Tennessee’s Republican Senator, Lamar Alexander, used his farewell speech on Wednesday to ask Republicans and Democrats alike to, “put country before partisanship and personal politics.”
The retiring Senator says that would include not allowing the Senate filibuster to end.
Alexander said that doing so “would destroy the impetus in the United States Senate to force broad agreements on hard issues and unleash the tyranny of the majority to steam-roll the minority. Presidents would like it. They would get their way more easily if we ended the requirement that 60 senators vote to cut off debate before we vote on a legislative issue.”
Alexander says the people would uproar if that were to happen, but he also added that the people need the Senate to “force broad agreements on controversial issues that become laws most of us have voted for that a diverse country will accept.”
Some examples that the Senator mentioned in his address were; the Civil Rights Act, No Child Left Behind, and the Century Cures Act.
Alexander says that the Senate forced them to work out a broad agreement in order to successfully pass the Cures Act. Senator Mitch McConnell referred to it as “the most important legislation.”
Alexander stated that enacting these laws took years of work, as well as adding several amendments. To some, the effort took a few years too long, but in the end they did more than pass.
On Wednesday Alexander said “those laws didn’t just pass. They passed by wide margins. The country therefore accepted them. And they are going to be there for a long time.”
The retiring Senator went on to urge the Senate to allow floor amendments to be offered by legislation. He said it is hard to get to the Senate, and hard to stay there, but it is sometimes even harder to get things done without voting on amendments.

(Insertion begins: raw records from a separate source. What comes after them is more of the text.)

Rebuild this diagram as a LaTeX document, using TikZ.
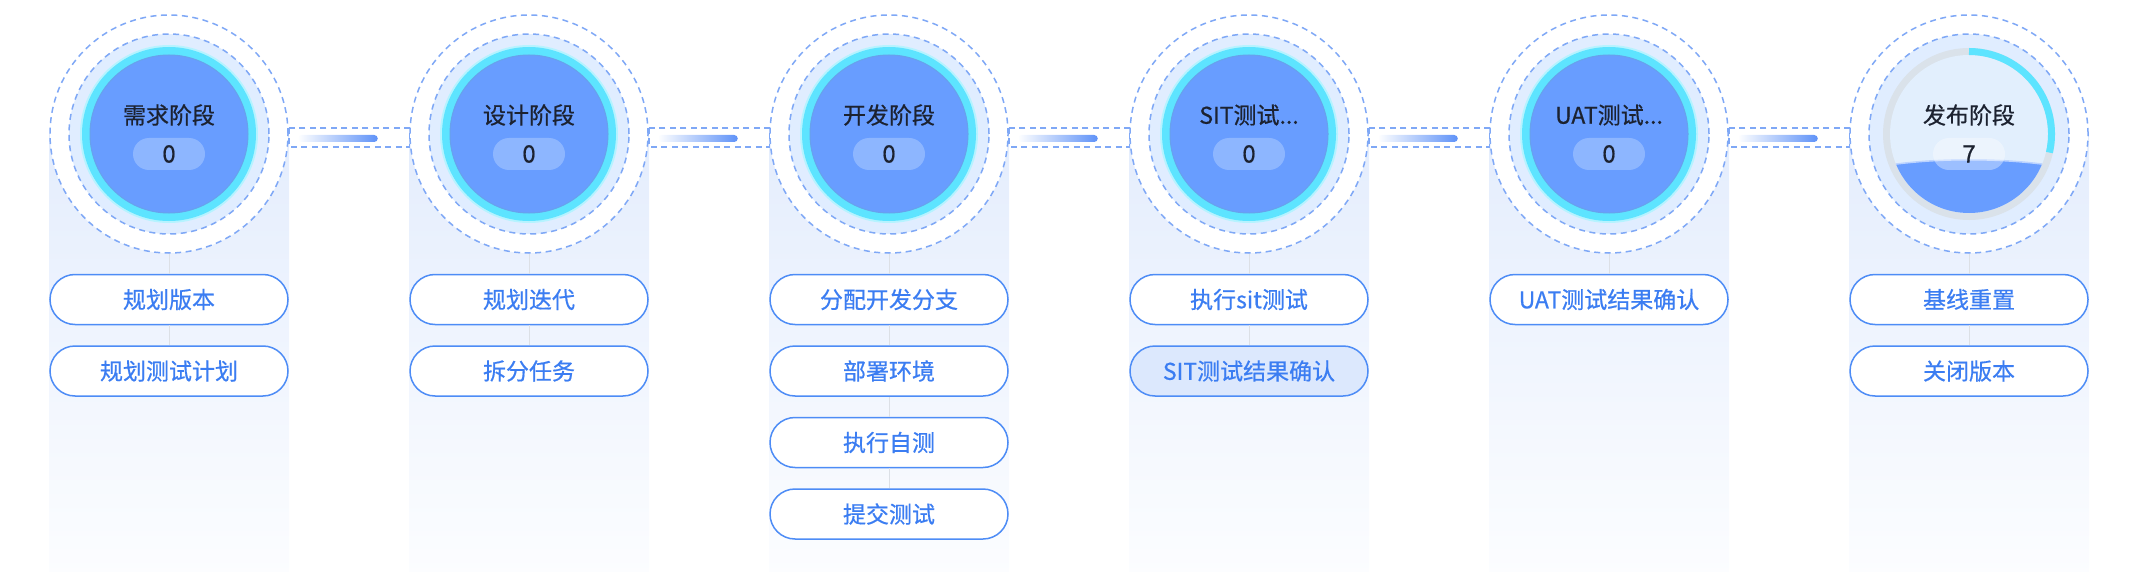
\documentclass[tikz,border=0pt]{standalone}
\usepackage{fontspec}
\setmainfont{Noto Sans CJK SC}[FakeBold=0.6, AutoFakeBold=0.6]
\usepackage{tikz}
\usetikzlibrary{positioning}
\definecolor{stageblue}{HTML}{689DFF}
\definecolor{ringcyan}{HTML}{5DE4FF}
\definecolor{dashblue}{HTML}{7FA8F6}
\definecolor{haloblue}{HTML}{E0EDFF}
\definecolor{countblue}{HTML}{8DB6FF}
\definecolor{barblue}{HTML}{5E92F8}
\definecolor{pillline}{HTML}{4D8CF6}
\definecolor{pilltext}{HTML}{3B7DF2}
\definecolor{colbg}{HTML}{E4EDFD}
\definecolor{stemgray}{HTML}{DCE0E6}
\definecolor{titleink}{HTML}{1C2230}
\definecolor{gaugegray}{HTML}{DAE2EA}
\definecolor{gaugefill}{HTML}{E2EFFD}
\definecolor{donefill}{HTML}{DCE8FD}

\tikzset{
    dashring/.style={draw=dashblue, line width=1.5pt, dash pattern=on 6pt off 4.5pt},
    stage/.style={circle, minimum size=238pt, inner sep=0pt, fill=white, dashring},
    title/.style={text=titleink, font=\fontsize{23}{28}\selectfont\bfseries},
    count/.style={rounded corners=16pt, minimum width=72pt, minimum height=32pt, inner sep=0pt, fill=countblue, text=titleink, font=\fontsize{24}{28}\selectfont},
    task/.style={draw=pillline, line width=1.5pt, fill=white, rounded corners=25pt, minimum width=238pt, minimum height=50pt, inner sep=0pt, text=pilltext, font=\fontsize{23}{28}\selectfont\bfseries},
    stem/.style={stemgray, line width=1pt},
}

\begin{document}
\begin{tikzpicture}[x=1pt, y=-1pt]
    \useasboundingbox (0,0) rectangle (2135,572);

    % Draw the column backgrounds
    \foreach \i in {1,...,6} \shade[top color=colbg, bottom color=colbg!12] ({49+360*(\i-1)},134) rectangle ({289+360*(\i-1)},572);

    % Stage circles
    \foreach \i in {1,...,6} {
        \node[stage] (s\i) at ({169+360*(\i-1)},134) {};
        \filldraw[fill=haloblue, dashring] (s\i.center) circle (100pt);
    }
    \foreach \i in {1,...,5} {
        \fill[ringcyan!45] (s\i.center) circle (89pt);
        \fill[ringcyan] (s\i.center) circle (87pt);
        \filldraw[fill=stageblue, draw=stageblue!75!violet!60!ringcyan, line width=1pt] (s\i.center) circle (79pt);
    }

    % Release stage as a gauge
    \fill[gaugegray] (s6.center) circle (86pt);
    \fill[gaugefill] (s6.center) circle (79pt);
    \draw[ringcyan, line width=7pt] ([shift={(90:82.5pt)}]s6.center) arc[start angle=90, end angle=-13, radius=82.5pt];
    \begin{scope}
        \clip (s6.center) circle (79pt);
        \fill[stageblue] ([shift={(-80pt,-31pt)}]s6.center) .. controls ([shift={(-30pt,-24pt)}]s6.center) and ([shift={(30pt,-24pt)}]s6.center) .. ([shift={(80pt,-31pt)}]s6.center) -- ([shift={(80pt,-90pt)}]s6.center) -- ([shift={(-80pt,-90pt)}]s6.center) -- cycle;
        \draw[stageblue!45, line width=1.5pt] ([shift={(-80pt,-31pt)}]s6.center) .. controls ([shift={(-30pt,-24pt)}]s6.center) and ([shift={(30pt,-24pt)}]s6.center) .. ([shift={(80pt,-31pt)}]s6.center);
    \end{scope}

    % Titles and counts
    \node[title] (t1) at ([yshift=19pt]s1.center) {需求阶段};
    \node[title] (t2) at ([yshift=19pt]s2.center) {设计阶段};
    \node[title] (t3) at ([yshift=19pt]s3.center) {开发阶段};
    \node[title] (t4) at ([yshift=19pt]s4.center) {SIT测试...};
    \node[title] (t5) at ([yshift=19pt]s5.center) {UAT测试...};
    \node[title] (t6) at ([yshift=19pt]s6.center) {发布阶段};
    \foreach \i/\n in {1/0,2/0,3/0,4/0,5/0} \node[count] (n\i) at ([yshift=-20pt]s\i.center) {\n};
    \node[count, fill=white, fill opacity=0.35, text opacity=1] (n6) at ([yshift=-20pt]s6.center) {7};

    % Links between stages
    \foreach \i/\j in {1/2,2/3,3/4,4/5,5/6} {
        \draw[dashring] ([yshift=6pt]s\i.east) rectangle ([yshift=-13pt]s\j.west);
        \shade[left color=white, right color=barblue, rounded corners=3.5pt] ([shift={(9pt,-1pt)}]s\i.east) rectangle ([shift={(89pt,-8pt)}]s\i.east);
    }

    % Tasks of each stage
    \node[task, below=20pt of s1] (a1) {规划版本};
    \node[task, below=20pt of a1] (a2) {规划测试计划};
    \node[task, below=20pt of s2] (b1) {规划迭代};
    \node[task, below=20pt of b1] (b2) {拆分任务};
    \node[task, below=20pt of s3] (c1) {分配开发分支};
    \node[task, below=20pt of c1] (c2) {部署环境};
    \node[task, below=20pt of c2] (c3) {执行自测};
    \node[task, below=20pt of c3] (c4) {提交测试};
    \node[task, below=20pt of s4] (d1) {执行sit测试};
    \node[task, below=20pt of d1, fill=donefill] (d2) {SIT测试结果确认};
    \node[task, below=20pt of s5] (e1) {UAT测试结果确认};
    \node[task, below=20pt of s6] (f1) {基线重置};
    \node[task, below=20pt of f1] (f2) {关闭版本};

    % Stems
    \draw[stem] (s1) -- (a1) -- (a2);
    \draw[stem] (s2) -- (b1) -- (b2);
    \draw[stem] (s3) -- (c1) -- (c2) -- (c3) -- (c4);
    \draw[stem] (s4) -- (d1) -- (d2);
    \draw[stem] (s5) -- (e1);
    \draw[stem] (s6) -- (f1) -- (f2);
\end{tikzpicture}
\end{document}
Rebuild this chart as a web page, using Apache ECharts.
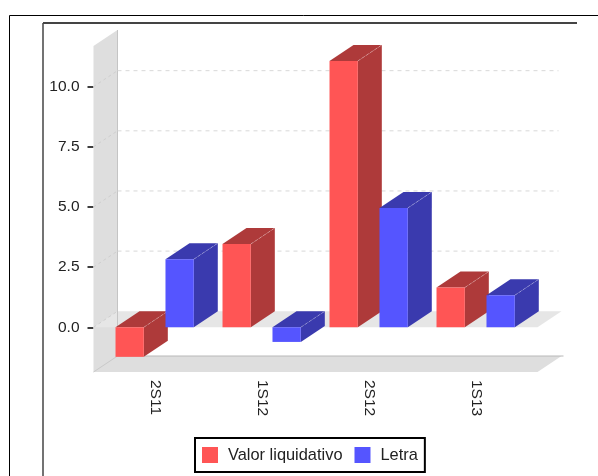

When speaking about the runoff election, and Joe Biden, who is to be sworn in as President, Alexander added that, “Divided government offers an opportunity to share the responsibility — or the blame — for hard decisions.”
Alexander was not the only one to speak during his farewell on Wednesday.
Senate Majority Leader Mitch McConnell, Senate Minority Leader Chuck Schumer, and Senator Marsha Blackburn were just a few of the others who shared the stage with the retiring Alexander.
McConnell, said he isn’t happy about the idea of Alexander leaving, but he told the retiring Senator, “the nation it [the Senate] exists to serve are stronger and better because you were here.”
Blackburn revered Alexander as a Senator who could get things done, and the work he accomplished while serving touched millions.
Senator Diane Feinstein and Senator Susan Collins both referred to Alexander as a man who was always willing to find a common ground. Feinstein believes that the senate will certainly be diminished when he leaves.
Collins went on to refer to Alexander as, “that rare individual who is far less interested in getting the credit than getting the job done.”